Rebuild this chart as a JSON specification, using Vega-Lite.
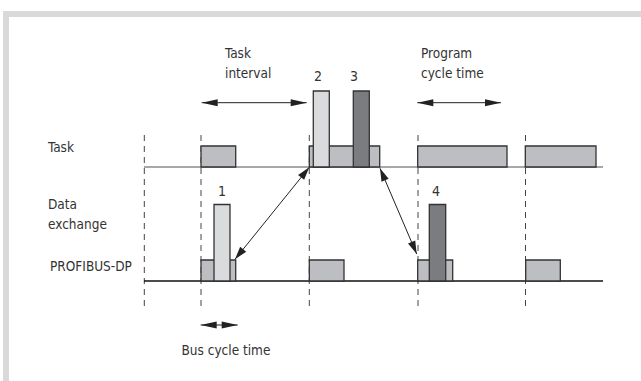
{
  "$schema": "https://vega.github.io/schema/vega-lite/v6.json",
  "width": 641,
  "height": 381,
  "autosize": {"type": "none"},
  "padding": 0,
  "background": "white",
  "config": {"view": {"stroke": null}},
  "datasets": {
    "frame": [
      {"part": "outer", "x": 3, "x2": 641, "y": 11, "y2": 381},
      {"part": "inner", "x": 9, "x2": 641, "y": 17, "y2": 381}
    ],
    "vlines": [
      {"x": 144.3, "y": 135, "y2": 308},
      {"x": 201, "y": 135, "y2": 308},
      {"x": 309.3, "y": 135, "y2": 308},
      {"x": 418, "y": 135, "y2": 308},
      {"x": 525.5, "y": 135, "y2": 308}
    ],
    "baselines": [
      {"track": "Task", "x": 144, "x2": 603, "y": 167},
      {"track": "PROFIBUS-DP", "x": 144, "x2": 603, "y": 281}
    ],
    "boxes": [
      {"kind": "box", "x": 201, "x2": 235.7, "y": 146, "y2": 167},
      {"kind": "box", "x": 309.3, "x2": 379.7, "y": 146, "y2": 167},
      {"kind": "box", "x": 417.7, "x2": 507, "y": 146, "y2": 167},
      {"kind": "box", "x": 525.3, "x2": 596, "y": 146, "y2": 167},
      {"kind": "box", "x": 201, "x2": 235.7, "y": 260, "y2": 281},
      {"kind": "box", "x": 309.3, "x2": 344, "y": 260, "y2": 281},
      {"kind": "box", "x": 417.7, "x2": 452.7, "y": 260, "y2": 281},
      {"kind": "box", "x": 525.7, "x2": 560.3, "y": 260, "y2": 281},
      {"kind": "light", "x": 313.3, "x2": 329.3, "y": 91, "y2": 167},
      {"kind": "dark", "x": 353.3, "x2": 369.3, "y": 91, "y2": 167},
      {"kind": "light", "x": 214, "x2": 230, "y": 204.5, "y2": 281},
      {"kind": "dark", "x": 429.3, "x2": 445.7, "y": 204.5, "y2": 281}
    ],
    "arrows": [
      {"name": "Task interval", "x": 201.7, "x2": 306.7, "y": 102.7, "y2": 102.7},
      {"name": "Program cycle time", "x": 417.3, "x2": 501, "y": 102.7, "y2": 102.7},
      {"name": "Bus cycle time", "x": 200.7, "x2": 237.7, "y": 325, "y2": 325},
      {"name": "left diagonal", "x": 309.3, "x2": 235, "y": 167.3, "y2": 259.3},
      {"name": "right diagonal", "x": 380, "x2": 416.7, "y": 168.3, "y2": 254}
    ],
    "heads": [
      {"kind": "flat", "x": 201.7, "y": 102.7, "angle": 270},
      {"kind": "flat", "x": 306.7, "y": 102.7, "angle": 90},
      {"kind": "flat", "x": 417.3, "y": 102.7, "angle": 270},
      {"kind": "flat", "x": 501, "y": 102.7, "angle": 90},
      {"kind": "flat", "x": 200.7, "y": 325, "angle": 270},
      {"kind": "flat", "x": 237.7, "y": 325, "angle": 90},
      {"kind": "diag", "x": 309.3, "y": 167.3, "angle": 39},
      {"kind": "diag", "x": 235, "y": 259.3, "angle": 219},
      {"kind": "diag", "x": 380, "y": 168.3, "angle": 337},
      {"kind": "diag", "x": 416.7, "y": 254, "angle": 157}
    ],
    "labels": [
      {"text": "Task", "x": 48, "y": 148},
      {"text": "Data", "x": 48, "y": 205},
      {"text": "exchange", "x": 48, "y": 225},
      {"text": "PROFIBUS-DP", "x": 50, "y": 267},
      {"text": "Task", "x": 225, "y": 54},
      {"text": "interval", "x": 225, "y": 74},
      {"text": "Program", "x": 421, "y": 54},
      {"text": "cycle time", "x": 421, "y": 74},
      {"text": "Bus cycle time", "x": 181.5, "y": 351}
    ],
    "numbers": [
      {"text": "1", "x": 222, "y": 192},
      {"text": "2", "x": 318, "y": 77},
      {"text": "3", "x": 354, "y": 77},
      {"text": "4", "x": 436, "y": 192}
    ]
  },
  "encoding": {
    "x": {"field": "x", "type": "quantitative", "axis": null, "scale": {"domain": [0, 641], "nice": false, "zero": false}},
    "y": {"field": "y", "type": "quantitative", "axis": null, "scale": {"domain": [0, 381], "nice": false, "zero": false, "reverse": true}}
  },
  "layer": [
    {
      "data": {"name": "frame"},
      "transform": [{"filter": "datum.part == 'outer'"}],
      "mark": {"type": "rect", "fill": "#d9d9d9"},
      "encoding": {"x2": {"field": "x2"}, "y2": {"field": "y2"}}
    },
    {
      "data": {"name": "frame"},
      "transform": [{"filter": "datum.part == 'inner'"}],
      "mark": {"type": "rect", "fill": "#ffffff"},
      "encoding": {"x2": {"field": "x2"}, "y2": {"field": "y2"}}
    },
    {
      "data": {"name": "vlines"},
      "mark": {"type": "rule", "color": "#444444", "strokeWidth": 1, "strokeDash": [6, 5]},
      "encoding": {"y2": {"field": "y2"}}
    },
    {
      "data": {"name": "baselines"},
      "transform": [{"filter": "datum.track == 'Task'"}],
      "mark": {"type": "rule", "color": "#8a8a8a", "strokeWidth": 1.5},
      "encoding": {"x2": {"field": "x2"}}
    },
    {
      "data": {"name": "baselines"},
      "transform": [{"filter": "datum.track == 'PROFIBUS-DP'"}],
      "mark": {"type": "rule", "color": "#111111", "strokeWidth": 1.5},
      "encoding": {"x2": {"field": "x2"}}
    },
    {
      "data": {"name": "boxes"},
      "transform": [{"filter": "datum.kind == 'box'"}],
      "mark": {"type": "rect", "fill": "#bdbec2", "stroke": "#333333", "strokeWidth": 1.3},
      "encoding": {"x2": {"field": "x2"}, "y2": {"field": "y2"}}
    },
    {
      "data": {"name": "boxes"},
      "transform": [{"filter": "datum.kind == 'light'"}],
      "mark": {"type": "rect", "fill": "#dadbdd", "stroke": "#333333", "strokeWidth": 1.3},
      "encoding": {"x2": {"field": "x2"}, "y2": {"field": "y2"}}
    },
    {
      "data": {"name": "boxes"},
      "transform": [{"filter": "datum.kind == 'dark'"}],
      "mark": {"type": "rect", "fill": "#7b7c80", "stroke": "#333333", "strokeWidth": 1.3},
      "encoding": {"x2": {"field": "x2"}, "y2": {"field": "y2"}}
    },
    {
      "data": {"name": "arrows"},
      "mark": {"type": "rule", "color": "#222222", "strokeWidth": 1},
      "encoding": {"x2": {"field": "x2"}, "y2": {"field": "y2"}}
    },
    {
      "data": {"name": "heads"},
      "transform": [{"filter": "datum.kind == 'flat'"}],
      "mark": {"type": "point", "shape": "M0,0L-0.22,1L0.22,1Z", "filled": true, "color": "#222222", "size": 1024, "opacity": 1},
      "encoding": {"angle": {"field": "angle", "type": "quantitative", "scale": null}}
    },
    {
      "data": {"name": "heads"},
      "transform": [{"filter": "datum.kind == 'diag'"}],
      "mark": {"type": "point", "shape": "M0,0L-0.3,1L0.3,1Z", "filled": true, "color": "#222222", "size": 676, "opacity": 1},
      "encoding": {"angle": {"field": "angle", "type": "quantitative", "scale": null}}
    },
    {
      "data": {"name": "labels"},
      "mark": {"type": "text", "align": "left", "baseline": "middle", "font": "DejaVu Sans Condensed, sans-serif", "fontSize": 13.5, "color": "#333333"},
      "encoding": {"text": {"field": "text"}}
    },
    {
      "data": {"name": "numbers"},
      "mark": {"type": "text", "align": "center", "baseline": "middle", "font": "DejaVu Sans Condensed, sans-serif", "fontSize": 14, "color": "#333333"},
      "encoding": {"text": {"field": "text"}}
    }
  ]
}
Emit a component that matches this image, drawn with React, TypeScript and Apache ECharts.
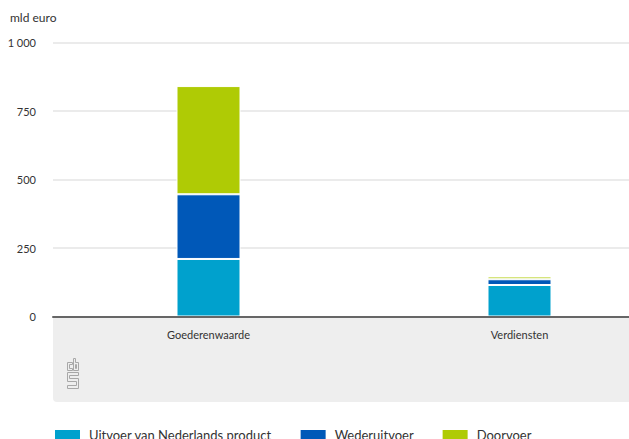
import React, { useEffect, useRef } from "react";
import * as echarts from "echarts";

const categories = ["Goederenwaarde", "Verdiensten"];
const seriesNames = ["Uitvoer van Nederlands product", "Wederuitvoer", "Doorvoer"];
const uitvoer = [210, 115];
const wederuitvoer = [236, 21];
const doorvoer = [395, 10];
const colors = ["#00a1cd", "#0058b8", "#afcb05"];
const yTicks = [0, 250, 500, 750, 1000];

const FONT = "Lato";

const logoStyle = { fill: "none", stroke: "#a8a8a8", lineWidth: 1 };
const logoShapes = [
  [[5, 4], [0, 4], [0, 12], [5, 12], [5, 10], [2, 10], [2, 6], [5, 6], [5, 4]],
  [[6, 0], [8, 0], [8, 4], [11, 4], [11, 12], [6, 12], [6, 0]],
  [[8, 6], [9, 6], [9, 10], [8, 10], [8, 6]],
  [[0, 14], [11, 14], [11, 17], [2, 17], [2, 20], [11, 20], [11, 30], [0, 30], [0, 27], [9, 27], [9, 23], [0, 23], [0, 14]],
];

export default function App() {
  const ref = useRef<HTMLDivElement>(null);
  useEffect(() => {
    if (!ref.current) return;
    const chart = echarts.init(ref.current, null, { renderer: "svg" });
    const data = [uitvoer, wederuitvoer, doorvoer];
    chart.setOption({
      animation: false,
      backgroundColor: "#ffffff",
      textStyle: { fontFamily: FONT },
      grid: { left: 53, width: 622, top: 42.5, height: 274, containLabel: false, outerBoundsMode: "none" },
      legend: {
        left: 53,
        top: 428,
        padding: 0,
        itemWidth: 27,
        itemHeight: 12,
        itemGap: 27,
        icon: "rect",
        textStyle: { fontFamily: FONT, fontSize: 13, color: "#333", padding: [0, 0, 0, 3] },
        data: seriesNames,
      },
      xAxis: {
        type: "category",
        data: categories,
        axisLine: { show: true, lineStyle: { color: "#666", width: 2 } },
        axisTick: { show: false },
        axisLabel: { color: "#333", fontSize: 11, margin: 12, fontFamily: FONT },
        z: 10,
      },
      yAxis: {
        type: "value",
        min: yTicks[0],
        max: yTicks[yTicks.length - 1],
        interval: 250,
        axisLine: { show: false },
        axisTick: { show: false },
        splitLine: { lineStyle: { color: "#ebebeb", width: 2 } },
        axisLabel: {
          color: "#333",
          fontSize: 11,
          margin: 17,
          fontFamily: FONT,
          formatter: (v: number) => (v >= 1000 ? String(v).replace(/\B(?=(\d{3})+(?!\d))/g, " ") : String(v)),
        },
      },
      graphic: [
        {
          type: "rect",
          z: -1,
          shape: { x: 53, y: 317, width: 640, height: 85, r: [0, 0, 0, 4] },
          style: { fill: "#eeeeee" },
        },
        {
          type: "text",
          left: 10,
          top: 11,
          style: { text: "mld euro", fontSize: 12, fill: "#333", fontFamily: FONT },
        },
        {
          type: "group",
          x: 67.5,
          y: 358.5,
          children: logoShapes.map((pts) => ({
            type: "polyline",
            shape: { points: pts },
            style: logoStyle,
          })),
        },
      ],
      series: seriesNames.map((name, i) => ({
        name,
        type: "bar",
        stack: "total",
        barWidth: 64,
        data: data[i],
        itemStyle: { color: colors[i], borderColor: "#ffffff", borderWidth: 1 },
      })),
    });
    return () => chart.dispose();
  }, []);
  return <div ref={ref} style={{ position: "fixed", left: 0, top: 0, width: 629, height: 439 }} />;
}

● **Task prompt**:
Go back to the lines above and output, exactly as they stand, the ones from the line containing "Emit a component" to the line containing "import * as". Leave all pictures behind.

● **Response below**:
Emit a component that matches this image, drawn with React, TypeScript and Apache ECharts.
import React, { useEffect, useRef } from "react";
import * as echarts from "echarts";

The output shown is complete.